Technical interactions:

  • PWM dimming frequency: lower PWM frequencies can produce visible flicker on cameras (especially at high shutter speeds). For broadcast, manufacturers commonly use higher-frequency drivers (>4 kHz to 20+ kHz) or linear current control to reduce strobing.
  • Beam angle and optics affect apparent flicker because a narrow, high‑candela beam creates more contrast; any temporal variation in output is more visible on camera with narrow beams than with broad, diffused washes.
  • Camera shutter vs.
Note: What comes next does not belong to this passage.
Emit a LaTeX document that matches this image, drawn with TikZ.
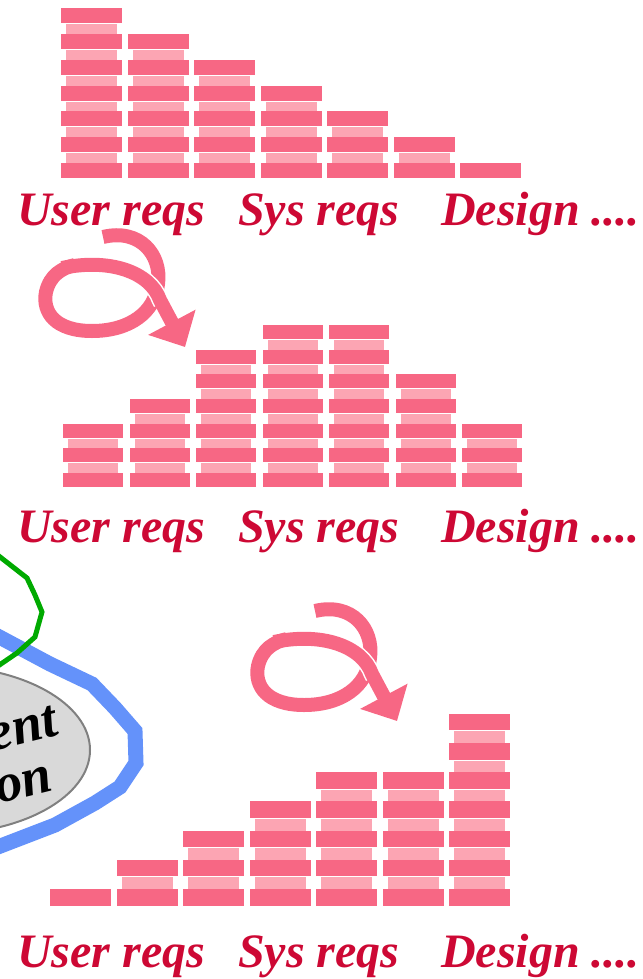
\documentclass[tikz,border=0pt]{standalone}
\usepackage{fontspec}
\setmainfont{Liberation Serif}
\usetikzlibrary{shapes.geometric, arrows.meta}

\definecolor{brickpink}{RGB}{247,103,132}
\definecolor{mortarpink}{RGB}{252,165,179}
\definecolor{phasered}{RGB}{205,8,52}
\definecolor{bandblue}{RGB}{100,146,250}
\definecolor{loopgreen}{RGB}{0,170,0}
\definecolor{specgray}{RGB}{217,217,217}

\begin{document}
\begin{tikzpicture}[x=1pt, y=-1pt,
  every node/.style={font=\fontsize{48}{50}\selectfont\bfseries\itshape, inner sep=0pt},
  brick/.style={fill=brickpink},
  mortar/.style={fill=mortarpink},
  phase/.style={text=phasered, anchor=base west},
  spectext/.style={font=\fontsize{54}{56}\selectfont\bfseries\itshape, rotate=14, anchor=base east},
  ribbon/.style={draw=brickpink, line width=14pt},
  ribbontop/.style={draw=brickpink, line width=14pt, -{Triangle[width=52pt,length=28pt]},
    preaction={draw=white, line width=17pt, dash pattern=on 0pt off 55pt on 60pt off 400pt}}]
  \useasboundingbox (0,0) rectangle (642,979);

  % spec ellipse, cut off by the left edge
  \node[draw=gray, line width=2pt, fill=specgray, ellipse, minimum width=300pt, minimum height=168pt] (spec) at (-60,750) {};
  \node[spectext] (spec1) at (60,735) {ent};
  \node[spectext] (spec2) at (55,790) {ion};
  \draw[bandblue, line width=15pt] (-10,632) -- (50,664) -- (92,684) -- (115,708) -- (135,731) -- (136,763) -- (120,787) -- (95,803) -- (55,825) -- (-10,850);
  \draw[loopgreen, line width=5pt] (-5,553) -- (27,578) -- (35,595) -- (42,612) -- (35,637) -- (17,653) -- (-5,668);

  % stacks: left x / bottom brick y / row step / brick height / brick width / heights
  \foreach \xa/\yb/\dy/\hb/\wb/\hts in {61/163/25.8/15/61/{7,6,5,4,3,2,1}, 63/473/24.7/14/60/{3,4,6,7,7,5,3}, 50/889/29.2/16.5/61/{1,2,3,4,5,5,7}}
    \foreach \n [count=\c] in \hts
      \foreach \k in {1,...,\n} {
        \pgfmathsetmacro{\xl}{\xa+(\c-1)*66.5}
        \pgfmathsetmacro{\yt}{\yb-(\k-1)*\dy}
        \fill[brick] (\xl,\yt) rectangle ++(\wb,\hb);
        \ifnum\k<\n
          \fill[mortar] (\xl+5,\yt-\dy+\hb+1) rectangle (\xl+\wb-5,\yt);
        \fi
      };

  % phase labels
  \foreach \yb [count=\p] in {225,542,967} {
    \node[phase] (user\p) at (17,\yb) {User reqs};
    \node[phase] (sys\p) at (238,\yb) {Sys reqs};
    \node[phase] (design\p) at (441,\yb) {Design ....};
  }

  % curly arrows between panels
  \foreach \sx/\sy in {0/0, 212/374} {
    \draw[ribbon, shift={(\sx,\sy)}] (103,237) .. controls (140,228) and (162,255) .. (158,284)
      .. controls (155,312) and (130,331) .. (92,331) .. controls (55,331) and (42,312) .. (46,292)
      .. controls (50,275) and (62,268) .. (75,265);
    \draw[ribbontop, shift={(\sx,\sy)}] (62,268) .. controls (110,258) and (150,272) .. (160,300)
      -- (185,347);
  }
\end{tikzpicture}
\end{document}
PWM: Rolling shutters and frame rates interact with harmonic frequencies—always test fixtures on the actual camera models used in production.

Practical recommendations:

  • Request the PWM frequency specification (and ideally an oscilloscope capture) from the manufacturer. For broadcast-safe operation, prefer fixtures advertising high-frequency PWM or flicker-free/linear dimming modes.
  • Test a sample fixture in-situ with your cameras (various frame rates and shutter angles) before committing large fleets for a tour or broadcast event.
  • When doing audience-camera mixes, favor fixtures with good beam control (barn doors, shutters) and diffusion options to reduce contrast that magnifies flicker artifacts.

Concluding summary: Choosing the right beam angle and optics is central to successful stage lighting design for LED fixtures. Correct beam angle selection ensures required lux and stage coverage; high-quality glass/aspheric optics or well-engineered TIR systems shape beam uniformity, gobo sharpness, color mixing, and camera performance. Always request LM‑79/LM‑80/IES data, ask for photometric files and real-world projection samples, and test fixtures with your venue throw distances and cameras before purchase.

Advantages of selecting proper beam angle and optics: improved lux efficiency (less wasted light), precise coverage and overlap with fewer fixtures, sharper gobos and profiles, smoother color mixing and uniform washes, extended LED lifetime by matching thermal design to optical use, and predictable camera-safe operation for broadcast.